Needless to say there was absolutely no way that I was going to be able to resist an Economist article with the sub-head “Why people are stupider than squirrels.”
Bad enough I’m moth-to-flame for those frothing online comments about what morons liberals are, now I have to worry about The Economist comparing homo sapiens unfavorably to a rodent – even a bushy-tailed and cute one like a squirrel.
Once I read the article, I was relieved to find out that I am – phew – not one of those deemed dumber than a squirrel. That honor is reserved for those who pay a lot of money to store crap that they are never, ever, ever in a million, trillion, years going to use again.
But storage – make that self-storage – is a big business. Ten percent of American families use these facilities. And there are 50,000 of “these facilities” scattered across this great nation of ours. And they are chock full of the crap that we apparently, recession or no, can’t help ourselves from buying and hanging on to, as we:
…keep acquiring stuff that cannot be consumed and never rots or rusts: plastic toys, metal garden furniture, porcelain knick-knacks.

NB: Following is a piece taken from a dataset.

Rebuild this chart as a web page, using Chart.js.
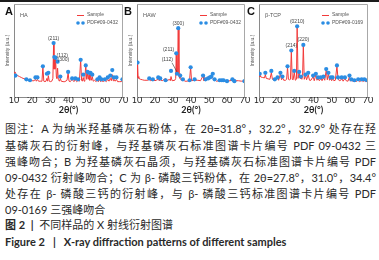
<!DOCTYPE html>
<html><head><meta charset="utf-8">
<script src="https://cdn.jsdelivr.net/npm/chart.js@4/dist/chart.umd.min.js"></script>
<style>
html,body{margin:0;padding:0;background:#fff;}
body{width:379px;height:260px;position:relative;overflow:hidden;font-family:Lato,"Noto Sans CJK SC",sans-serif;}
canvas{position:absolute;top:0;}
.topband{position:absolute;left:0;top:0;width:379px;height:2px;background:#1c1c1c;}
.letter{position:absolute;top:5px;font:bold 11px "Liberation Sans",Arial,sans-serif;color:#111;}
.cap{position:absolute;left:5px;width:371px;font-size:11px;line-height:16px;height:16px;color:#2a2a2a;white-space:nowrap;}
.just{text-align:justify;text-align-last:justify;white-space:normal;}
.b{font-weight:bold;}
</style></head><body>
<div class="topband"></div>
<canvas id="cA" width="134" height="116" style="left:0px"></canvas>
<canvas id="cB" width="134" height="116" style="left:123px"></canvas>
<canvas id="cC" width="134" height="116" style="left:245px"></canvas>
<div class="letter" style="left:5px">A</div>
<div class="letter" style="left:124px">B</div>
<div class="letter" style="left:247px">C</div>
<div class="cap just" style="top:121px">图注：A 为纳米羟基磷灰石粉体，在 2θ=31.8°，32.2°，32.9° 处存在羟</div>
<div class="cap just" style="top:138px">基磷灰石的衍射峰，与羟基磷灰石标准图谱卡片编号 PDF 09-0432 三</div>
<div class="cap just" style="top:154px">强峰吻合；B 为羟基磷灰石晶须，与羟基磷灰石标准图谱卡片编号 PDF</div>
<div class="cap just" style="top:170px">09-0432 衍射峰吻合；C 为 β- 磷酸三钙粉体，在 2θ=27.8°，31.0°，34.4°</div>
<div class="cap just" style="top:186px">处存在 β- 磷酸三钙的衍射峰，与 β- 磷酸三钙标准图谱卡片编号 PDF</div>
<div class="cap" style="top:202px">09-0169 三强峰吻合</div>
<div class="cap" style="top:217px"><span class="b">图 2</span>&nbsp;&nbsp;<span class="b">|</span>&nbsp;&nbsp;不同样品的 X 射线衍射图谱</div>
<div class="cap b" style="top:234px">Figure 2&nbsp;&nbsp;&nbsp;|&nbsp;&nbsp;&nbsp;X-ray diffraction patterns of different samples</div>
<script>
// ---- tick labels ----
const xTicks = [10, 20, 30, 40, 50, 60, 70];

// ---- Panel A : HA ----
const sampleA_x = [10,10.5,11,12,13,14,15,16,17,18,19,20,21,21.8,22.3,22.9,23.5,24.5,25.4,25.9,26.4,27,27.6,28.1,28.5,28.9,29.4,30,30.8,31.4,31.8,32.0,32.2,32.5,32.9,33.3,33.6,34.0,34.4,35,35.5,36,37,38,39.2,39.8,40.3,41,42,43,43.8,44.5,45.3,46,46.7,47.2,47.6,48.1,48.6,49.0,49.5,50,50.5,50.9,51.3,51.7,52.1,52.6,53.1,53.6,54.4,55.2,55.9,56.5,57.1,57.7,58.1,59,60,60.8,61.6,62.3,63,63.6,64.1,64.6,65,65.7,66.4,67,68,69,69.7,70];
const sampleA_y = [26,27,25,23,22,21,20,19.5,19,18.5,18,17.5,17.5,19,17,19,17,17,17,33,17,16.5,17,20,17,23,17,16.5,17,20,58,30,44,30,41,22,20,31,19,17,20,17,16.5,16.5,18,26,17,16.5,19,16.5,19,16.5,18,17,40,18,17,21,17,19,35,19,25,19,24,18,24,18,22,17,18,16.5,18,16.5,19,16.5,18,16.5,18,16.5,19,17,20,17.5,24,17.5,19,17,19,16.5,16.5,16.5,17.5,16.5];
const pdfA_x = [10.8,16.8,18.8,21.8,22.9,25.9,28.1,28.9,31.8,32.2,32.9,34.0,35.5,39.8,42.0,43.8,45.3,46.7,48.1,49.5,50.5,51.3,52.1,53.1,55.9,57.1,58.1,60.0,61.6,63.0,64.1,65.0,66.4,69.7];
const pdfA_y = [23,19,18,21,21,33,25,26,58,43,42,38,22,27,20,20,19,40,24,34,27,26,26,24,19,21,19,19,21,23,29,21,21,19];

// ---- Panel B : HAW ----
const sampleB_x = [10,10.3,10.6,11,12,13,14,16,16.8,17.5,18.8,20,21.8,22.3,22.9,24,25.9,26.5,28.1,28.5,28.9,29.5,31,31.5,31.8,32.0,32.2,32.5,32.9,33.3,33.7,34.0,34.5,35.5,36.5,38,39.2,39.8,40.3,42,43.8,45.3,46.7,47.2,48.1,49.5,50.5,51.3,52.1,53.1,54,55.9,57.1,58.1,60,61.6,63,64.1,65,66.4,68,69.7,70];
const sampleB_y = [21,37,22,20,19,18.5,18,18,19,17.5,18.5,17.5,19,17.5,18.5,17.5,20,17.5,19,17.5,22,17.5,18,20,47,25,28,25,74,23,20,25,18,19,17,17,18,32,17.5,18,18,17.5,23,17.5,19,22,21,22,20,19,17,17.5,18,17.5,17.5,17.5,18,19,17.5,17.5,17,17.5,17];
const pdfB_x = [10.3,16.8,18.8,21.8,22.9,25.9,28.9,31.8,32.2,32.9,34.0,35.5,39.2,39.8,42.0,46.7,48.1,49.5,50.5,51.3,52.1,53.1,55.9,57.1,58.1,60.0,63.0,64.1,69.7];
const pdfB_y = [37,20,19,21,20,18,28,47,25,74,23,19,18,32,19,23,19,20,21,22,25,19,18,18,18,17,19,17,17];

// ---- Panel C : beta-TCP ----
const sampleC_x = [10,10.4,11,12,13,13.5,14,15,16,16.8,17.4,18,18.7,19.3,20.2,20.8,21.8,22.4,22.9,23.6,24.6,25.2,25.7,26.2,26.8,27.3,27.8,28.3,28.8,29.4,30,30.6,31.0,31.5,32.1,32.6,33.0,33.6,34.0,34.4,34.9,35.6,36.2,37.1,37.8,38.6,39.8,40.4,41.3,41.9,42.5,43.2,44,44.7,45.5,46.2,47.0,47.6,48.2,48.8,49.5,50,50.5,51.2,52,52.9,53.5,54.2,55,55.5,56.3,57.3,58,59,59.8,60.3,60.8,61.6,62.5,63.4,64.6,65.4,66.5,67.2,68,68.8,69.5,70];
const sampleC_y = [22,24,21.5,21,20.5,24,20,19.5,19,26,19,18.5,19,18,21,18,25,18.5,21,18,18,19,32,19,18.5,19,50,19,18.5,27,18,19,76,20,26,20,22,19,23,56,19,23,18.5,24,18,18,22,17.5,24,18,20,17.5,20,17.5,21,18,29,18.5,25,18,20,17.5,20,17.5,18,33,20,17.5,18,20,17,20,17.5,17,22,17,18.5,17,17.5,16.5,18.5,16.5,18,16.5,18,16.5,17.5,16.5];
const pdfC_x = [10.4,13.5,16.8,18.7,20.2,21.8,22.9,25.7,27.8,29.4,31.0,32.1,33.0,34.4,35.6,37.1,39.8,41.3,42.5,44.0,45.5,47.0,48.2,49.5,50.5,52.9,53.5,55.5,57.3,59.8,60.8,62.5,64.6,66.5,68.0,69.5];
const pdfC_y = [25,26,28,19,21,26,22,33,50,28,76,27,22,56,24,26,23,25,21,21,22,30,26,21,21,34,21,21,21,23,19,18,19,19,19,18];

// ---- texts ----
const panelNames = ['HA', 'HAW', 'β-TCP'];
const pdfNames = ['PDF#09-0432', 'PDF#09-0432', 'PDF#09-0169'];
const peakLabelsA = [{x:31.8, y:58, t:'(211)', dx:0, dy:-4, al:'center'}, {x:32.9, y:44, t:'(112)', dx:1, dy:0, al:'left'}, {x:33.4, y:40, t:'(300)', dx:1, dy:0, al:'left'}];
const peakLabelsB = [{x:32.9, y:74, t:'(300)', dx:0, dy:-5, al:'center'}, {x:31.8, y:47, t:'(211)', dx:-2, dy:-4, al:'right'}, {x:30.0, y:40, t:'(112)', dx:0, dy:0, al:'right', arrow:{x:32.2, y:27}}];
const peakLabelsC = [{x:31.0, y:76, t:'(0210)', dx:0, dy:-5, al:'center'}, {x:27.8, y:50, t:'(214)', dx:0, dy:-5, al:'center'}, {x:34.4, y:56, t:'(220)', dx:0, dy:-5, al:'center'}];

const RED = '#f23a3a', BLUE = '#2b8de3';

function pts(xs, ys){ return xs.map((x,i)=>({x:x, y:ys[i]})); }

function makeDecor(name, pdfName, peaks){
  return {
    id:'decor',
    afterDatasetsDraw(chart){
      const ctx = chart.ctx, a = chart.chartArea, sx = chart.scales.x, sy = chart.scales.y;
      ctx.save();
      ctx.strokeStyle = '#a8a8a8'; ctx.lineWidth = 1;
      ctx.beginPath();
      ctx.moveTo(a.left, a.top+0.5); ctx.lineTo(a.right-0.5, a.top+0.5); ctx.lineTo(a.right-0.5, a.bottom);
      ctx.stroke();
      ctx.font = '5.5px "Liberation Sans", Arial, sans-serif';
      ctx.fillStyle = '#555'; ctx.textBaseline = 'middle'; ctx.textAlign = 'left';
      ctx.fillText(name, a.left + 6, a.top + 11);
      const lx = a.left + 63;
      ctx.strokeStyle = RED; ctx.lineWidth = 1;
      ctx.beginPath(); ctx.moveTo(lx, a.top + 11.5); ctx.lineTo(lx + 7, a.top + 11.5); ctx.stroke();
      ctx.font = '5px "Liberation Sans", Arial, sans-serif';
      ctx.fillText('Sample', lx + 10, a.top + 11);
      ctx.fillStyle = BLUE;
      [lx + 1, lx + 6].forEach(px => { ctx.beginPath(); ctx.arc(px, a.top + 19, 1.8, 0, Math.PI*2); ctx.fill(); });
      ctx.fillStyle = '#555';
      ctx.fillText(pdfName, lx + 10, a.top + 19);
      ctx.font = '5px "Liberation Sans", Arial, sans-serif';
      ctx.fillStyle = '#444';
      peaks.forEach(p => {
        const px = sx.getPixelForValue(p.x) + p.dx, py = sy.getPixelForValue(p.y) + p.dy;
        ctx.textAlign = p.al;
        ctx.fillText(p.t, px, py);
        if (p.arrow){
          ctx.strokeStyle = '#333'; ctx.lineWidth = 0.6;
          ctx.beginPath(); ctx.moveTo(px - 1, py + 3);
          ctx.lineTo(sx.getPixelForValue(p.arrow.x), sy.getPixelForValue(p.arrow.y)); ctx.stroke();
        }
      });
      ctx.restore();
    }
  };
}

function makeChart(id, sx, sy, px, py, idx, peaks, padRight){
  new Chart(document.getElementById(id), {
    type:'scatter',
    data:{datasets:[
      {label:'Sample', data:pts(sx, sy), showLine:true, borderColor:RED, borderWidth:1, pointRadius:0, tension:0, order:2},
      {label:pdfNames[idx], data:pts(px, py), showLine:false, backgroundColor:BLUE, borderWidth:0, pointRadius:2.1, order:1}
    ]},
    options:{
      animation:false, responsive:false, devicePixelRatio:1,
      layout:{padding:{left:0, right:padRight, top:4, bottom:1}},
      plugins:{legend:{display:false}, tooltip:{enabled:false}},
      scales:{
        x:{type:'linear', min:xTicks[0], max:xTicks[xTicks.length-1],
           afterBuildTicks(s){ s.ticks = xTicks.map(v=>({value:v})); },
           ticks:{font:{size:9, family:'Lato'}, color:'#222', padding:-2.5, maxRotation:0},
           grid:{display:false, drawTicks:false, tickLength:0}, border:{color:'#8a8a8a'},
           title:{display:true, text:'2θ(°)', font:{size:9, weight:'bold', family:'Lato'}, color:'#222', padding:{top:0,bottom:0}},
           afterFit(s){ s.height = 18; s.paddingLeft = 0; s.paddingRight = 0; }},
        y:{min:0, max:100, ticks:{display:false}, grid:{display:false, drawTicks:false, tickLength:0}, border:{color:'#8a8a8a'},
           title:{display:true, text:'Intensity (a.u.)', font:{size:5, family:'Liberation Sans'}, color:'#555', padding:{top:5, bottom:0}},
           afterFit(s){ s.width = 14; }}
      }
    },
    plugins:[makeDecor(panelNames[idx], pdfNames[idx], peaks)]
  });
}

makeChart('cA', sampleA_x, sampleA_y, pdfA_x, pdfA_y, 0, peakLabelsA, 11);
makeChart('cB', sampleB_x, sampleB_y, pdfB_x, pdfB_y, 1, peakLabelsB, 12);
makeChart('cC', sampleC_x, sampleC_y, pdfC_x, pdfC_y, 2, peakLabelsC, 11);
</script>
</body></html>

There are a lot of reasons to put things in self-storage:
- You’re on the move and you need a place to temporarily park your stuff. This in spades as people lose their homes but want to keep all the possessions that made their house a home, hoping they’ll be into their next place before the kids outgrow the Big Wheels that they decided to stash.
- Granny just passed away, and you know she had stuff that’s really valuable, and/or sentimentally valuable, and you know you’re going to want it some day, but you don’t quite have the psychic energy to go through it quite yet. (Do I want to save that Cudahy’s Rexoma cup or sell it on eBay? And what about Great Uncle Henry’s high school yearbook? The still-good BarcaLounger where Grandpa passed on to his reward? Surely someone will want to recline in that, and the plaid’s not half-bad.)
- You live in a little place in a big city, and there’s just no place to store anything.
It is that last condition that has, in the past, gotten me seriously thinking about putting some things in storage – things like my Christmas decorations, which I don’t need all that often.
But I can never really justify the cost. Not to mention that I always manage to remind myself that it’s a good thing to chuck stuff out.
Although I don’t practice what I preach, I do believe that every year, we should all pretend that we’re going to be moving. And then ruthlessly go through our earthly possessions and toss out, resell, gift, or donate anything that you don’t use, don’t like, don’t need…
I do this pretty much every year with my clothing and, since my replacement rate is far less than my discard rate, every year going through my clothing gets easier. Of course, every once in a while I start looking for that blue sweater I always liked, only to remember that it went in the St. Francis House bag last season. (And, boy, would I feel like a heel if I saw someone wearing it and asked for it back.)
But I also try to do it with other things, as well.
This year, I did start working through the kitchen where I find to my amazement just how much gear I have accumulated over the years. An awful lot for someone who seldom cooks and rarely entertains. Surely, someone, somewhere could use that bowl. That someone for a bunch of stuff was our cleaning lady, and I’m delighted that she’ll be getting some use out of that very nice serving bowl – the one with the pale blue stripes – that my friend Peter gave me a a few – make that twenty – years ago for Christmas.
As I went through the kitchen, of course, I kept thinking that, in a few years time, my nieces would be setting up places of their own. Surely one of them would like those lovely fruit plates, or the teapot shaped like a house. So I’m never quite as ruthless as a should be.
One thing I have learned, however, over all these years living in a not-so-large condo: if you want to bring something new in, you have to get rid of something old to make room for it. Let me tell you, not having a cellar or an attic really does help you cut down on crap accumulation.
Plus I believe there comes a point in the life of anyone who’s not a certifiable hoarder when they really do want to start deaccessioning, as much if not more than they want to keep acquiring. For most of us, that point I suspect is somewhere in our fifties or sixties.
But for those who’ve put stuff in self-storage:
For some reason, they seldom chuck any of this rubbish out. This baffles economists, who assume “free disposal”, meaning that things that aren’t needed can be thrown away without making anyone feel bad about the loss. The fact that so many hoarders pay lots of cash to keep things shows the assumption needs a rethink.
And keep things they do. Although most people go into self-storage thinking it’s for a short-term:
… usually [stored stuff] stays where it is. Contracts are often only for a month or so, yet hoarders stash things away for far longer. At Big Yellow, a British firm, 37% of space is filled with stuff that has been there for over three years.
And most of this stuff is, no doubt, crummy plastic toys that the kids have outgrown. The electric frying plan that just needs a new plug. Outdated text books that smell of mildew. Things that, once you’ve lived without them for over three years, you can probably live without for the rest of your life.
So why keep paying?
Inertia? Nostalgia? The latent hoarding gene?
A cynic might compare human squirrels unfavourably to the wild sort, which usually remember to dig up their nuts come springtime.
And that’s why humans are stupider than squirrels.